Hoy se cumple un mes de la acción colectiva de ciertos sectores indígenas en procura de sus intereses.
Por eso, es necesario practicar un ejercicio que ayude a identificar tendencias y lecciones aprendidas.
Primero, tales sectores indígenas han hecho uso del sagrado derecho a la protesta que la Constitución consagra. Sin embargo, el método ha sido particularmente violento y esa es una conducta que distorsiona la ecuación de manera significativa.
Segundo, durante la década perdida de los dos gobiernos Santos se firmaron múltiples acuerdos desproporcionados para complacer a esas organizaciones sociales.
Tan apurado como estaba por lograr la reelección y validar lo negociado a puerta cerrada en La Habana, aquel gobierno puso en práctica la lógica de “firmar ahora para incumplir después”.
Tercero, el gobierno actual recibe esa herencia explosiva y, al no entender la tendencia estratégica de los movimientos de izquierda, se muestra dubitativo e impreciso.
Por supuesto, esa indecisión es explotada con entusiasmo por los practicantes de la "protesta violenta-no-armada”, expandiendo así su pretensión de paralizar al Estado.
Parálisis que, en este caso, ya no persigue las firmas conseguidas en La Habana sino la mismísima Presidencia, bajo un esquema de “frente amplio” conformado por la izquierda prerradical y la izquierda radical.
Cuarto, el Gobierno cayó, fácilmente, en un círculo vicioso consistente en que los indígenas demandaban la presencia física del Presidente pero él exigía el cese del bloqueo, tras lo cual los indígenas sostenían que solo cesarían el bloqueo cuando él se hiciera presente: típico punto muerto a la espera de un intermediario iluminado.
Quinto, en el fondo, ese punto muerto ha puesto de presente un grave vacío de autoridad por cuanto el Jefe del Estado dejó desde el principio en manos de los propios exaltados la decisión de devolverle -cuando se les antojase- la normalidad a todo el suroccidente de un Estado soberano.
Dicho de otro modo, en vez de ordenar el desbloqueo, presenció impasible la muerte de un policía y puso el orden público en manos de quienes usan el amedrantamiento como método de gestión de conflictos.
¿Han bloqueado vías, han usado a menores en el dispositivo, han secuestrado, han amenazado con el uso de la fuerza, han generado inseguridad alimentaria, o han afectado a la población en general y a los más vulnerables en particular?
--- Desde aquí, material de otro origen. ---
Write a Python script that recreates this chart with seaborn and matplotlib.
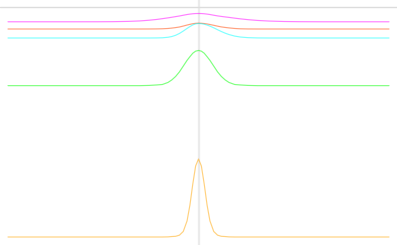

Por supuesto, los indígenas no son responsables de los ataques perpetrados por el sexto frente y otros grupos armados que operan en el área; pero no hay duda de que el vacío de autoridad ha creado las condiciones necesarias para que el crimen organizado agrave una situación que le resulta sumamente rentable.
Sexto, queda claro que la conducta ejemplar de las FF.MM. y el Esmad ha impedido la toma de las vías alternas, siendo la subordinación y el respeto los indicadores de su impecable gestión humanitaria que muchos han confundido (¡deliberadamente!) con debilidad o permisividad.
Y séptimo, también queda claro que no se ha tratado tan solo de protesta social legítima y de reivindicaciones de vieja data.
Este movimiento de “presión popular prolongada (PPP), basado en el concepto de “política contenciosa”, ha estado altamente politizado desde su comienzo.
Politización de la que es prueba la presencia de Pablo Catatumbo, Gustavo Petro y los videos del senador indígena, Feliciano Valencia, difundido por redes en el marco de un ilusorio derecho de réplica de la oposición.
Con la mira puesta en el paro nacional que se urde para las próximas semanas, esta agitación social no puede, pues, concebirse como un acto aislado.
Por el contrario, ha de ser entendida como lo que es: un ejercicio preparatorio para el asalto al poder.